▶ [WRITTEN TASK]:
Your output is the lines from the first one to the one containing "var sans = 'Liberation Sans';", repeated exactly, with images left out.

▶ [GIVEN DATA]:
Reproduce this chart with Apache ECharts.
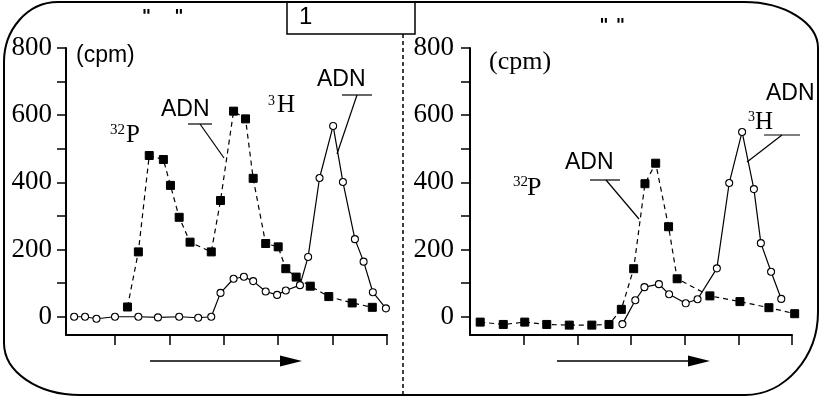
<!DOCTYPE html>
<html>
<head>
<meta charset="utf-8">
<script src="https://cdn.jsdelivr.net/npm/echarts@6/dist/echarts.min.js"></script>
<style>html,body{margin:0;padding:0;background:#fff}#c{width:819px;height:398px}</style>
</head>
<body>
<div id="c"></div>
<script>
// Left panel
var leftFrac32P = [1.23,1.43,1.63,1.89,2.02,2.18,2.38,2.77,2.94,3.18,3.40,3.54,3.77,4.00,4.14,4.33,4.59,4.93,5.36,5.73];
var leftCpm32P  = [29,193,480,468,391,296,222,193,346,612,589,412,218,208,143,118,91,60,41,28];
var leftFrac3H  = [0.25,0.45,0.66,1.00,1.43,1.79,2.18,2.53,2.77,2.94,3.18,3.37,3.54,3.77,3.98,4.14,4.40,4.55,4.76,5.01,5.19,5.41,5.57,5.74,5.98];
var leftCpm3H   = [0,0,-6,0,0,-2,0,-3,0,71,113,119,106,75,65,78,94,178,413,568,401,231,164,73,25];
// Right panel
var rightFrac32P = [0.19,0.62,1.02,1.43,1.85,2.27,2.59,2.82,3.05,3.26,3.46,3.70,3.86,4.47,5.03,5.57,6.05];
var rightCpm32P  = [-16,-23,-16,-23,-25,-25,-23,22,143,396,457,268,113,62,45,27,9];
var rightFrac3H  = [2.84,3.08,3.25,3.52,3.71,4.02,4.24,4.60,4.83,5.07,5.29,5.42,5.61,5.80];
var rightCpm3H   = [-22,49,88,97,67,40,52,144,398,550,380,219,134,53];
// Axis ticks
var yTicks = [0,100,200,300,400,500,600,700,800];
var yLabels = [0,200,400,600,800];
var xTicks = [1,2,3,4,5,6];

function zip(a,b){return a.map(function(v,i){return [v,b[i]];});}

var chart = echarts.init(document.getElementById('c'));
var serif = 'Liberation Serif';
var sans = 'Liberation Sans';

function xAx(idx,min,max){
  return {type:'value',gridIndex:idx,min:min,max:max,
    axisLine:{show:true,onZero:false,lineStyle:{color:'#000',width:2}},
    axisTick:{show:true,length:10,lineStyle:{color:'#000',width:1.5},customValues:xTicks},
    axisLabel:{show:false},splitLine:{show:false}};
}
function yAx(idx,margin){
  return {type:'value',gridIndex:idx,min:-54.4,max:800,
    axisLine:{show:true,onZero:false,lineStyle:{color:'#000',width:2}},
    axisTick:{show:true,length:9,lineStyle:{color:'#000',width:1.5},customValues:yTicks},
    axisLabel:{show:true,customValues:yLabels,margin:margin,color:'#000',fontFamily:serif,fontSize:27},
    splitLine:{show:false}};
}
function p32(xi,data){
  return {type:'line',xAxisIndex:xi,yAxisIndex:xi,data:data,clip:false,
    symbol:'rect',symbolSize:8,itemStyle:{color:'#000',borderColor:'#000'},
    lineStyle:{color:'#000',width:1.2,type:[5,4]},animation:false,z:3};
}
function h3(xi,data){
  return {type:'line',xAxisIndex:xi,yAxisIndex:xi,data:data,clip:false,
    symbol:'circle',symbolSize:7,itemStyle:{color:'#fff',borderColor:'#000',borderWidth:1.1},
    lineStyle:{color:'#000',width:1.2},animation:false,z:4};
}
function txt(t,x,y,font,align){
  return {type:'text',z:10,style:{text:t,x:x,y:y,font:font,fill:'#000',textAlign:align||'left',textVerticalAlign:'middle',verticalAlign:'middle'}};
}
function ln(x1,y1,x2,y2,w){
  return {type:'line',z:10,shape:{x1:x1,y1:y1,x2:x2,y2:y2},style:{stroke:'#000',lineWidth:w||1.2}};
}
function bz(x1,y1,c1x,c1y,c2x,c2y,x2,y2){
  return {type:'bezierCurve',z:1,shape:{x1:x1,y1:y1,cpx1:c1x,cpy1:c1y,cpx2:c2x,cpy2:c2y,x2:x2,y2:y2},style:{fill:null,stroke:'#000',lineWidth:2}};
}
function arrow(x1,x2,y){
  return [ln(x1,y,x2-18,y,1.5),
    {type:'polygon',z:10,shape:{points:[[x2-22,y-5.5],[x2,y],[x2-22,y+5.5]]},style:{fill:'#000'}}];
}

var graphics = [
  bz(4,62,4,30,27,2,58,2), ln(58,2,744,2,2),
  bz(744,2,785,2,818,23,818,48), ln(818,48,818,312,2),
  bz(818,312,818,357,785,395,745,395), ln(745,395,80,395,2),
  bz(80,395,38,395,4,372,4,343), ln(4,343,4,62,2),
  {type:'rect',z:2,shape:{x:287,y:2,width:128,height:32},style:{fill:'#fff',stroke:'#000',lineWidth:1.5}},
  txt('1',299,17,'24px '+sans),
  {type:'line',z:2,shape:{x1:403,y1:34,x2:403,y2:398},style:{stroke:'#000',lineWidth:1.5,lineDash:[4,3]}},
  txt('"',146.5,17,'bold 18px "DejaVu Sans"','center'),
  txt('"',179,17,'bold 18px "DejaVu Sans"','center'),
  txt('"',604,26,'bold 18px "DejaVu Sans"','center'),
  txt('"',620.5,26,'bold 18px "DejaVu Sans"','center'),
  // left annotations
  txt('(cpm)',76,56,'23px '+sans),
  txt('32',110,130,'15px '+serif),
  txt('P',126,135.5,'25px '+serif),
  txt('ADN',161,109.5,'23px '+sans),
  ln(188,124,212,124), ln(200,124,224,158),
  txt('3',268,101,'14px '+serif),
  txt('H',277,105.5,'25px '+serif),
  txt('ADN',317,80,'23px '+sans),
  ln(342,95,372,95), ln(357,95,337,154),
  // right annotations
  txt('(cpm)',489,62,'26px '+serif),
  txt('32',513,182.5,'15px '+serif),
  txt('P',527,188,'26px '+serif),
  txt('ADN',565,162.5,'23px '+sans),
  ln(590,180,620,180), ln(606,180,639,219),
  txt('3',748,117.5,'14px '+serif),
  txt('H',755,122,'25px '+serif),
  txt('ADN',766,94,'23px '+sans),
  ln(764,135,800,135), ln(782,135,747,162)
].concat(arrow(150,302,361)).concat(arrow(557,710,361));

chart.setOption({
  backgroundColor:'#fff',
  animation:false,
  grid:[{left:66,right:432,top:48,bottom:63},{left:470,right:27,top:48,bottom:63}],
  xAxis:[xAx(0,0.1,6),xAx(1,0,6)],
  yAxis:[yAx(0,14),yAx(1,16)],
  series:[p32(0,zip(leftFrac32P,leftCpm32P)),h3(0,zip(leftFrac3H,leftCpm3H)),
          p32(1,zip(rightFrac32P,rightCpm32P)),h3(1,zip(rightFrac3H,rightCpm3H))],
  graphic:graphics
});
</script>
</body>
</html>
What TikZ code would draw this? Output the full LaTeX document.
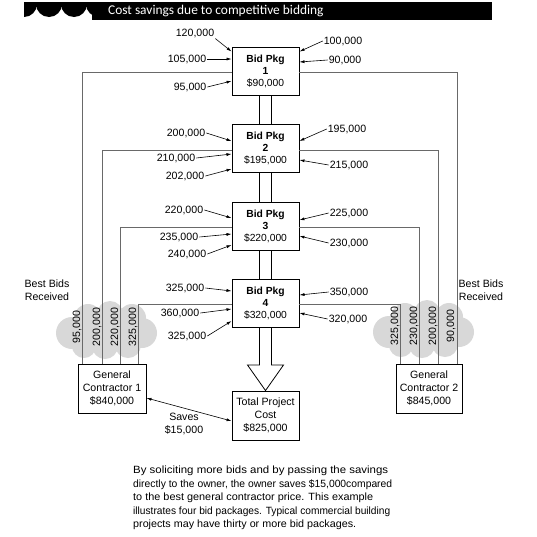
\documentclass[tikz,border=0pt]{standalone}
\usepackage{fontspec}
\setmainfont{Liberation Sans}
\newfontfamily\titlefont{Carlito}
\usetikzlibrary{arrows.meta,calc}
\definecolor{cloudgray}{RGB}{216,216,216}
\definecolor{linegray}{RGB}{105,105,105}
\begin{document}
\begin{tikzpicture}[x=1pt,y=-1pt,
  font=\fontsize{10.6}{12.5}\selectfont,
  pkgbox/.style={draw=black, line width=0.9pt, minimum width=67pt, minimum height=48pt,
     inner sep=0pt, align=center, font=\fontsize{10.3}{12}\selectfont},
  gcbox/.style={draw=black, line width=0.9pt, minimum width=67pt, minimum height=49pt,
     inner sep=0pt, align=center, font=\fontsize{10.6}{13}\selectfont},
  lbl/.style={inner sep=1pt, font=\fontsize{10.6}{12}\selectfont},
  vlbl/.style={rotate=90, inner sep=0pt, font=\fontsize{10.6}{12}\selectfont},
  arr/.style={-{Latex[length=5pt,width=3pt]}, line width=0.6pt},
  conn/.style={draw=linegray, line width=0.9pt},
  dbl/.style={draw=black, line width=0.8pt}]
\useasboundingbox (0,0) rectangle (537,536);

% header bar
\fill[black] (24,2) rectangle (492,20);
\fill[white] (24,7) rectangle (92,20);
\begin{scope}
  \clip (24,2) rectangle (492,20);
  \foreach \cx in {24,49,74,99} \fill[black] (\cx,4) circle (13);
\end{scope}
\node[anchor=west, text=white, inner sep=0pt, font=\titlefont\fontsize{13.4}{14}\selectfont] (title) at (108,11) {Cost savings due to competitive bidding};

% clouds
\foreach \dx/\dy in {0/0, 317/-1}{
  \begin{scope}[shift={(\dx,\dy)}]
  \fill[cloudgray] (72,333) circle (16) (88,318) circle (14) (110,314) circle (13)
     (132,318) circle (14) (142,333) circle (15) (128,345) circle (13)
     (105,346) circle (13) (84,346) circle (12) (100,330) circle (18) (120,332) circle (16);
  \end{scope}
}

% bid packages
\node[pkgbox] (p1) at (265.5,71) {\textbf{Bid Pkg}\\\textbf{1}\\\$90,000};
\node[pkgbox] (p2) at (265.5,148.5) {\textbf{Bid Pkg}\\\textbf{2}\\\$195,000};
\node[pkgbox] (p3) at (265.5,226) {\textbf{Bid Pkg}\\\textbf{3}\\\$220,000};
\node[pkgbox] (p4) at (265.5,303) {\textbf{Bid Pkg}\\\textbf{4}\\\$320,000};

\node[gcbox, minimum width=68pt] (gc1) at (112,388.5) {General\\Contractor 1\\\$840,000};
\node[gcbox, minimum width=66pt] (gc2) at (429,388.5) {General\\Contractor 2\\\$845,000};
\node[gcbox] (tpc) at (265.5,415.5) {Total Project\\Cost\\\$825,000};

% double lines between packages
\foreach \a/\b in {p1/p2,p2/p3,p3/p4}{
  \draw[dbl] ([xshift=-6pt]\a.south) -- ([xshift=-6pt]\b.north);
  \draw[dbl] ([xshift=6pt]\a.south) -- ([xshift=6pt]\b.north);
}
% big arrow to total cost
\coordinate (hb) at (265.5,365);
\draw[dbl, line join=miter] ([xshift=-6pt]p4.south) -- ([xshift=-6pt]hb) -- ([xshift=-18pt]hb)
  -- (tpc.north) -- ([xshift=18pt]hb) -- ([xshift=6pt]hb) -- ([xshift=6pt]p4.south);

% best bid lines
\draw[conn] ([yshift=-1.5pt]p1.west) -| ([xshift=5pt]gc1.north west);
\draw[conn] ([yshift=-1.5pt]p2.west) -| ([xshift=25pt]gc1.north west);
\draw[conn] ([yshift=-1.5pt]p3.west) -| ([xshift=43pt]gc1.north west);
\draw[conn] ([yshift=-1.5pt]p4.west) -| ([xshift=61pt]gc1.north west);
\draw[conn] ([yshift=-1.5pt]p1.east) -| ([xshift=-5pt]gc2.north east);
\draw[conn] ([yshift=-1.5pt]p2.east) -| ([xshift=43pt]gc2.north west);
\draw[conn] ([yshift=-1.5pt]p3.east) -| ([xshift=24pt]gc2.north west);
\draw[conn] ([yshift=-1.5pt]p4.east) -| ([xshift=5pt]gc2.north west);

% vertical best-bid values
\node[vlbl] (v1) at (77,327) {95,000};
\node[vlbl] (v2) at (97,327) {200,000};
\node[vlbl] (v3) at (115,327) {220,000};
\node[vlbl] (v4) at (133,327) {325,000};
\node[vlbl] (w4) at (395,326) {325,000};
\node[vlbl] (w3) at (414,326) {230,000};
\node[vlbl] (w2) at (433,326) {200,000};
\node[vlbl] (w1) at (451,326) {90,000};

\node[align=center, font=\fontsize{10.6}{13}\selectfont] (bbl) at (47,290) {Best Bids\\Received};
\node[align=center, font=\fontsize{10.6}{13}\selectfont] (bbr) at (481,290) {Best Bids\\Received};

% package 1 bids
\node[lbl] (a1) at (195,33) {120,000};
\node[lbl] (a2) at (187,59) {105,000};
\node[lbl] (a3) at (190,87) {95,000};
\node[lbl] (a4) at (343,41) {100,000};
\node[lbl] (a5) at (345,60) {90,000};
\draw[arr] (a1.south east) -- ([yshift=-5pt]p1.north west);
\draw[arr] (a2.east) -- ([yshift=12pt]p1.west);
\draw[arr] (a3.east) -- ([yshift=-10pt]p1.west);
\draw[arr] (a4.west) -- ([yshift=-5pt]p1.north east);
\draw[arr] (a5.west) -- ([yshift=9pt]p1.east);

% package 2 bids
\node[lbl] (b1) at (186,133) {200,000};
\node[lbl] (b2) at (176,158) {210,000};
\node[lbl] (b3) at (185,176) {202,000};
\node[lbl] (b4) at (347,129) {195,000};
\node[lbl] (b5) at (349,165) {215,000};
\draw[arr] (b1.east) -- ([yshift=7.5pt]p2.west);
\draw[arr] (b2.east) -- ([yshift=-5.5pt]p2.west);
\draw[arr] (b3.east) -- ([yshift=-20.5pt]p2.west);
\draw[arr] (b4.west) -- ([yshift=7.5pt]p2.east);
\draw[arr] (b5.west) -- ([yshift=-11.5pt]p2.east);

% package 3 bids
\node[lbl] (c1) at (184,210) {220,000};
\node[lbl] (c2) at (179,237) {235,000};
\node[lbl] (c3) at (187,254) {240,000};
\node[lbl] (c4) at (349,213) {225,000};
\node[lbl] (c5) at (349,243) {230,000};
\draw[arr] (c1.east) -- ([yshift=8pt]p3.west);
\draw[arr] (c2.east) -- ([yshift=-8pt]p3.west);
\draw[arr] (c3.east) -- ([yshift=-19pt]p3.west);
\draw[arr] (c4.west) -- ([yshift=6pt]p3.east);
\draw[arr] (c5.west) -- ([yshift=-10pt]p3.east);

% package 4 bids
\node[lbl] (d1) at (185,288) {325,000};
\node[lbl] (d2) at (180,313) {360,000};
\node[lbl] (d3) at (187,336) {325,000};
\node[lbl] (d4) at (349,292) {350,000};
\node[lbl] (d5) at (348,319) {320,000};
\draw[arr] (d1.east) -- ([yshift=12pt]p4.west);
\draw[arr] (d2.east) -- ([yshift=-6pt]p4.west);
\draw[arr] (d3.east) -- ([yshift=-18pt]p4.west);
\draw[arr] (d4.west) -- ([yshift=8pt]p4.east);
\draw[arr] (d5.west) -- ([yshift=-10pt]p4.east);

% savings
\node[align=center, font=\fontsize{10.6}{13}\selectfont] (sv) at (184,424) {Saves\\\$15,000};
\draw[{Latex[length=5pt,width=3pt]}-{Latex[length=5pt,width=3pt]}, line width=0.6pt]
  ([yshift=-9.5pt]gc1.east) -- ([yshift=-5.5pt]tpc.west);

% caption
\node[anchor=north west, align=left, inner sep=0pt, font=\fontsize{10.5}{13.5}\selectfont] (para) at (133,466)
 {\resizebox{255pt}{\height}{By soliciting more bids and by passing the savings}\\
  \resizebox{259pt}{\height}{directly to the owner, the owner saves \$15,000compared}\\
  \resizebox{240pt}{\height}{to the best general contractor price. This example}\\
  \resizebox{257pt}{\height}{illustrates four bid packages. Typical commercial building}\\
  \resizebox{223pt}{\height}{projects may have thirty or more bid packages.}};
\end{tikzpicture}
\end{document}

▶ [WRITTEN ANSWER]:
Reproduce this chart with Apache ECharts.
<!DOCTYPE html>
<html>
<head>
<meta charset="utf-8">
<script src="https://cdn.jsdelivr.net/npm/echarts@6/dist/echarts.min.js"></script>
<style>html,body{margin:0;padding:0;background:#fff}#c{width:819px;height:398px}</style>
</head>
<body>
<div id="c"></div>
<script>
// Left panel
var leftFrac32P = [1.23,1.43,1.63,1.89,2.02,2.18,2.38,2.77,2.94,3.18,3.40,3.54,3.77,4.00,4.14,4.33,4.59,4.93,5.36,5.73];
var leftCpm32P  = [29,193,480,468,391,296,222,193,346,612,589,412,218,208,143,118,91,60,41,28];
var leftFrac3H  = [0.25,0.45,0.66,1.00,1.43,1.79,2.18,2.53,2.77,2.94,3.18,3.37,3.54,3.77,3.98,4.14,4.40,4.55,4.76,5.01,5.19,5.41,5.57,5.74,5.98];
var leftCpm3H   = [0,0,-6,0,0,-2,0,-3,0,71,113,119,106,75,65,78,94,178,413,568,401,231,164,73,25];
// Right panel
var rightFrac32P = [0.19,0.62,1.02,1.43,1.85,2.27,2.59,2.82,3.05,3.26,3.46,3.70,3.86,4.47,5.03,5.57,6.05];
var rightCpm32P  = [-16,-23,-16,-23,-25,-25,-23,22,143,396,457,268,113,62,45,27,9];
var rightFrac3H  = [2.84,3.08,3.25,3.52,3.71,4.02,4.24,4.60,4.83,5.07,5.29,5.42,5.61,5.80];
var rightCpm3H   = [-22,49,88,97,67,40,52,144,398,550,380,219,134,53];
// Axis ticks
var yTicks = [0,100,200,300,400,500,600,700,800];
var yLabels = [0,200,400,600,800];
var xTicks = [1,2,3,4,5,6];

function zip(a,b){return a.map(function(v,i){return [v,b[i]];});}

var chart = echarts.init(document.getElementById('c'));
var serif = 'Liberation Serif';
var sans = 'Liberation Sans';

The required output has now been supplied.